Pratique systémique des classes dominantes
La fraude fiscale dans la classe dominante est monnaie courante, et fait souvent partie de l’histoire familiale. En effet, le nom de la famille Peugeot qui s’est établie en Suisse, mais aussi celui de quelques sénateurs ou anciens ministres, apparaissaient déjà dans la première liste des fraudeurs français... en 1932. C’est donc une pratique assez ancienne et que rien n’a vraiment arrêté.Selon le syndicat Solidaires Finances publiques, la fraude fiscale s’élèverait entre 60 et 80 milliards d’euros par an, un montant équivalent au déficit budgétaire de l’État, et selon un rapport européen à plus de 1 000 milliards en Europe. Comme le disent les Pinçon-Charlot, on assiste là « au plus gros casse des caisses de l’État », avec, il faut le dire, une certaine complaisance de la part de l’État.En effet, c’est en partie au sein de l’État que s’organisent les faveurs fiscales dont bénéficient les plus riches, avec le fameux « verrou » de Bercy, dérogation au droit commun datant de 1977 ayant pour objectif « d’éviter l’acharnement fiscal sur certains contribuables », et qui donne au seul ministre du Budget le pouvoir d’engager des poursuites judiciaires pour fraude fiscale, permettant ainsi d’étouffer la poursuites contre certains amis.
Un arsenal de lutte contre la fraude fiscale ?
Face aux scandales à répétition dus à des journalistes sérieux ou à des lanceurs d’alerte, le gouvernement Hollande a dû réagir. C’est en ce sens qu’a été votée, en décembre 2013, une loi de lutte contre la fraude fiscale renforçant les sanctions pénales, en créant un procureur de la République financier avec des magistrats spécialisés, en modernisant le contrôle fiscal externe... tout en maintenant le fameux « verrou » de Bercy.

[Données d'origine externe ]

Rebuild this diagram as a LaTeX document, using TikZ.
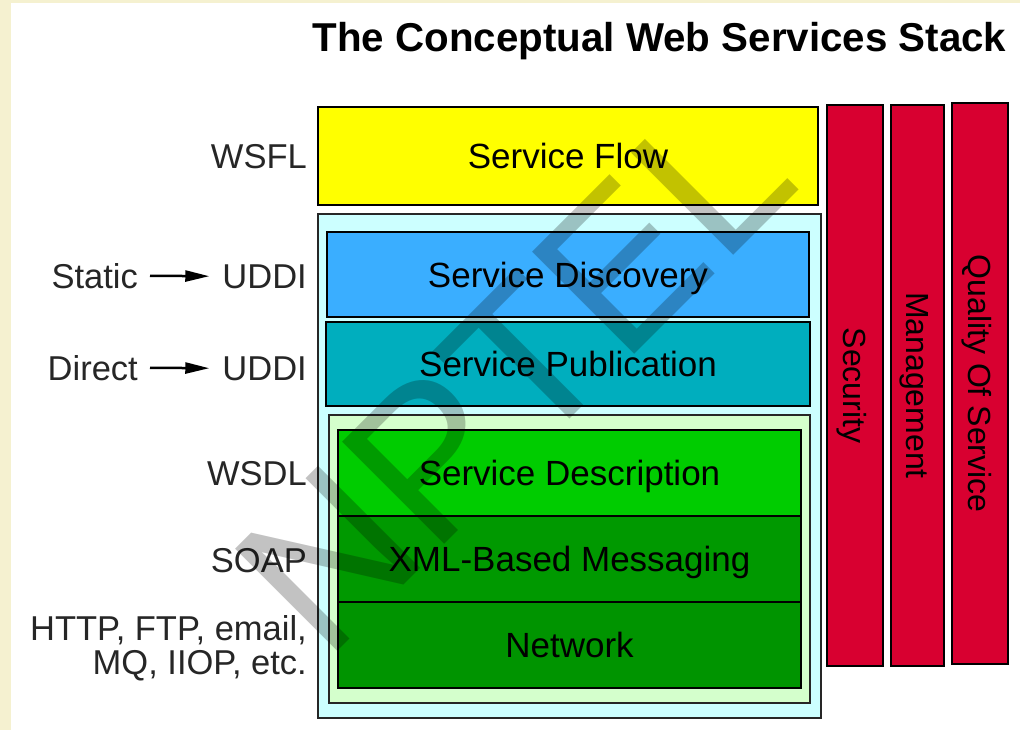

Une loi sur la transparence de la vie publique, obligeant les éluEs et les membres du gouvernement à déclarer leur patrimoine a également été adoptée. Mais on peut se demander à quoi sert cette « transparence », puisque régulièrement on apprend que certains ministres et éluEs oublient quelques éléments de leur patrimoine, sans être réellement inquiétés. A aussi été mis en place un nouveau service au sein de la direction générale des Finances publiques, le service de traitement des déclarations rectificatives (STDR) qui permet aux contribuables ayant « oublié » de déclarer des avoirs détenus à l’étranger de régulariser leur situation, leur permettant ainsi d’avoir des pénalités moindres. On a connu l’État moins compréhensif...
Grâce aux suppressions massives d’emplois, des « paradis fiscaux » en France ?
Dans son rapport annuel dévoilé mercredi 10 février, la Cour des comptes demande des efforts supplémentaires au gouvernement pour mieux lutter contre la fraude fiscale et réclame plus de moyens pour notamment augmenter le taux de recouvrement jugé très faible : « Si le taux global de recouvrement des créances issues du contrôle fiscal externe connaît de fortes variations annuelles, il demeure nettement inférieur à 50 % en moyenne, soit un niveau très peu satisfaisant ». La Cour souhaite que l’État aille plus loin et déclenche une réforme en profondeur pour renforcer la lutte contre la fraude au niveau local, jugée insuffisante. La formation des agents est également à revoir, notamment pour renforcer le contrôle des revenus et du patrimoine des particuliers et indique que les règles de gestion interne doivent aussi être réformées car, selon la Cour, elles laissent « peu de marges de manœuvre au service du contrôle fiscal, en favorisant la mobilité à l’initiative des agents au détriment de l’intérêt du service ».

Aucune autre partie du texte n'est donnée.